"Qual quer que venha a ser o resultado desta minha ociosa e diletante tentativa para alcançar o sucesso, ele será tanto ou mais duradouro, disso estou convencido, do que aquele que obteria se me entregasse ao labor insano e pouco saudável de me privar das tardes de sol para ficar fechado em casa a escrever um livro de verdade. Com alguma sorte, aliás, serei um dia destes abordado por um dos jornalistas que, não tarda, estarão investigando o misterioso e instigante romance de Oscar Schidinski e, então, poderei até dizer que tive nas mãos um exemplar da notável obra, que o li por empréstimo e que estou na posição de assegurar, com absoluta certeza, a genialidade e a singularidade do livro do mestre húngaro. Com alguma sorte, repito, serei convidado para os telejornais e programas de variedades, para debates e conferências, para tertúlias e magazines culturais, e poderei obter, deste modo, mais atenção do que aquela que conseguem alguns desses patetas que se dedicam a a escrever livros de grande profundidade existencial e originalidade estética, bestialmente aborrecidos e aos quais ninguém no seu perfeito juízo de dica mais do que uma devoção fingida e circunstacial."
Temos aqui o resumo da história do livro. Um homem
sonha ser conhecido, deseja o reconhecimento público. Não está
para se aborrecer a escrever livros. Tem uma ideia muito mais
original. Inventa um romance. Literalmente. Sem o escrever. Ele
elabora o objecto propriamente dito, com capa, com letras. E depois
passa os dias a viajar pelos transportes públicos na zona do grande
Porto a divulgar a obra, como quem não quer a coisa, aos outros
passageiros. Lança o isco para um grande mistério. O grande enigma
desta monumental obra chamada "Cidade Conquistada"
do tal Óscar Schidinski.
Tenta também criar uma mistério sobre a origem do
próprio autor. Conta excertos do livro imaginário durante os vários
itinerários que faz a cada dia. As histórias nunca são iguais pois
ele vai inventando à medida que as conta. Sempre na esperança de se
tornar famoso através da farsa. Através da falsa obra prima.
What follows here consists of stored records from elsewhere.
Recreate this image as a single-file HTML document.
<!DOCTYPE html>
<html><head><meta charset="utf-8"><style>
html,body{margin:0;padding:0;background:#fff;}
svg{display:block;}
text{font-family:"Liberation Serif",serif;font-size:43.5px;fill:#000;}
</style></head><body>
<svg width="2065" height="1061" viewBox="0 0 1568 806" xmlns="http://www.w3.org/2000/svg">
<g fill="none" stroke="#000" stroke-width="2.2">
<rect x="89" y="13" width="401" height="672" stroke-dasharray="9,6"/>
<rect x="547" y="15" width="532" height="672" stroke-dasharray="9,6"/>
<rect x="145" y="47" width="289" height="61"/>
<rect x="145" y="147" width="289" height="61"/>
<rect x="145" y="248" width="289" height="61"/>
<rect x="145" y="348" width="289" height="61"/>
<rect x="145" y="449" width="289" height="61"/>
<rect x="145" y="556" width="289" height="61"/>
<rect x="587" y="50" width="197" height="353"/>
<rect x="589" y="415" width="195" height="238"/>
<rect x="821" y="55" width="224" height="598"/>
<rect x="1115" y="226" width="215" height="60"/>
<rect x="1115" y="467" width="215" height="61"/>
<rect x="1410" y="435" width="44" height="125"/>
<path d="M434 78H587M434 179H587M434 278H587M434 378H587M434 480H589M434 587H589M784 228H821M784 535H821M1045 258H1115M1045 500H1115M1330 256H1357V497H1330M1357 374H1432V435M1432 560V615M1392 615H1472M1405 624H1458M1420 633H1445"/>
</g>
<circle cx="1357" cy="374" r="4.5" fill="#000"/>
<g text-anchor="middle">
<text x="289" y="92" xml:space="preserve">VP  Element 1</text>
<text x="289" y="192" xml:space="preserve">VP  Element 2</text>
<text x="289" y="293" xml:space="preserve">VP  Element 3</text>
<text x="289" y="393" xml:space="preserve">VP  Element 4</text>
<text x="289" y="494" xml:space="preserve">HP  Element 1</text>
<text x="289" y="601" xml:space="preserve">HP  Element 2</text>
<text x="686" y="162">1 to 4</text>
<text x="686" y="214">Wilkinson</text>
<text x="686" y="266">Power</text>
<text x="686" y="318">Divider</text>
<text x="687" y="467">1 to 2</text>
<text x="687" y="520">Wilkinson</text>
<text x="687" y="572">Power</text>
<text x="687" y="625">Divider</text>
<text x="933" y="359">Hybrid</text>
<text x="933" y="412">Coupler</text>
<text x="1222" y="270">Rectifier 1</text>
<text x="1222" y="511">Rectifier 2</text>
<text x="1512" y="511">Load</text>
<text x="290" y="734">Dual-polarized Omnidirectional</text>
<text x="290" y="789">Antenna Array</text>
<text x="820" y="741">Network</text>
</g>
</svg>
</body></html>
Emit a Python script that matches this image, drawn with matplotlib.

Da
mentira mil vezes repetida que não se tornará nunca verdade mas em
algo muito mais proveitoso: uma mentira apetecível.
Enquanto esta personagem sedenta de fama vai
contando as suas peripécias no autocarro o autor propriamente dito,
o Marmelo, aproveita a dica e escreve o tal livro imaginário, a
Cidade Conquistada, fazendo as vezes do escritor húngaro.
Podemos conhecer assim o livro falso, tornado verdadeiro para nosso
gozo, que conta a história de outro homem, também ele escritor mas
desta vez um mulato do Belize chamado Marcos Sacatepequez.
Marmelo aproveita ainda para contar histórias do
próprio Marcos Sacatepequez, esse escritor ficcionado que pode muito
bem ter sido inspirado na figura de outro escritor do mesmo nome mas
neste caso um poeta hondurenho, como por exemplo o caso do famoso
Homem-zebra.
O livro é uma corrida. Uma prova disputada entre o
escritor. Manuel Jorge Marmelo, e a personagem- narrador, que parece
uma outra versão de si próprio, pelo reconhecimento público, a
metafórica cidade da fama. Um conta uma história,
escreve um livro de verdade. O outro inventa uma mentira e repete-a
até à exaustão. Quem ganha? Parece-me que a resposta é clara.
"Uma Mentira Mil Vezes Repetida" foi a
obra vencedora do Prémio Correntes d'Escritas 2014.
É um livro muito bem escrito e competente, daqueles
que ganham prémios e que permitem aos escritores o desafogo para
inventar outros livros verdadeiramente memoráveis como o que vem a
seguir e sobre o qual já falei: "O Tempo Morto É Um Bom
Lugar". Abençoado livro mais o respectivo prémio. Venham os próximos. Que sejam muitos.